• RECORDS TO PROCESS
☆ ☆ ☆

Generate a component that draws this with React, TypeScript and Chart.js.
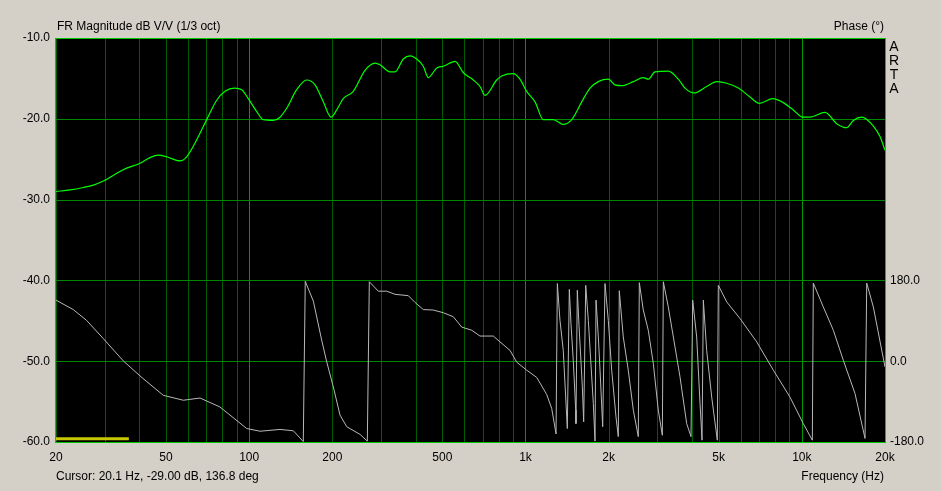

☆ ☆ ☆

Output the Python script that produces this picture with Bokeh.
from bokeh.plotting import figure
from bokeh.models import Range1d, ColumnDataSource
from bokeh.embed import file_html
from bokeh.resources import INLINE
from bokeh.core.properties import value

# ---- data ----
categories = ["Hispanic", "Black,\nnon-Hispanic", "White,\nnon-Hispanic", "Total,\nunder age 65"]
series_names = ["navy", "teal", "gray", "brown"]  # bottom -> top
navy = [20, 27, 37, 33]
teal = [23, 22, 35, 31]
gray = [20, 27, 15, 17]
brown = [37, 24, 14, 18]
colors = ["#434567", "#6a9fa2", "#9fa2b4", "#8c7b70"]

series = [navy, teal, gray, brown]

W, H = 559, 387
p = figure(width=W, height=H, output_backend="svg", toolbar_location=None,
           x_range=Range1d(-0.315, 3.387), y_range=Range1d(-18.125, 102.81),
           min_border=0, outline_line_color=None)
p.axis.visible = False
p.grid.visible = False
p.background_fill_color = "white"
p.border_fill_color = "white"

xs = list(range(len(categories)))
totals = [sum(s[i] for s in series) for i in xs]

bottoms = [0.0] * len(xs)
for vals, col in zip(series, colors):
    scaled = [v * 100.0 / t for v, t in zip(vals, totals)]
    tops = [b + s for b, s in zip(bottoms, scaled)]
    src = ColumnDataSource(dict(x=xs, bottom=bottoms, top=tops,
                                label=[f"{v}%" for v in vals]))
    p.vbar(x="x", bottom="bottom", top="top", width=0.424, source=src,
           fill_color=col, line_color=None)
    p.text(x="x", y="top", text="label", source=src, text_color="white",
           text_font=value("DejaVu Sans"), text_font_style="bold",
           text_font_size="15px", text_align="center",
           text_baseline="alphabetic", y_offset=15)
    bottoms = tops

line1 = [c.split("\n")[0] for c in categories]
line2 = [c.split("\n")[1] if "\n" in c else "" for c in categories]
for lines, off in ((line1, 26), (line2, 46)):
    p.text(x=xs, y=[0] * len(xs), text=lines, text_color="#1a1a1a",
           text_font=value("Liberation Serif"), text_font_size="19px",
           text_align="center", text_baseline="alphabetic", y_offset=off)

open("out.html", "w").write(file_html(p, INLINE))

☆ ☆ ☆

• GIVEN TASK
Look back at the entries above and repeat, unchanged, every line from the line holding "Output the Python" through the line holding "from bokeh.core.properties import value".

• THE COMPLETED TASK
Output the Python script that produces this picture with Bokeh.
from bokeh.plotting import figure
from bokeh.models import Range1d, ColumnDataSource
from bokeh.embed import file_html
from bokeh.resources import INLINE
from bokeh.core.properties import value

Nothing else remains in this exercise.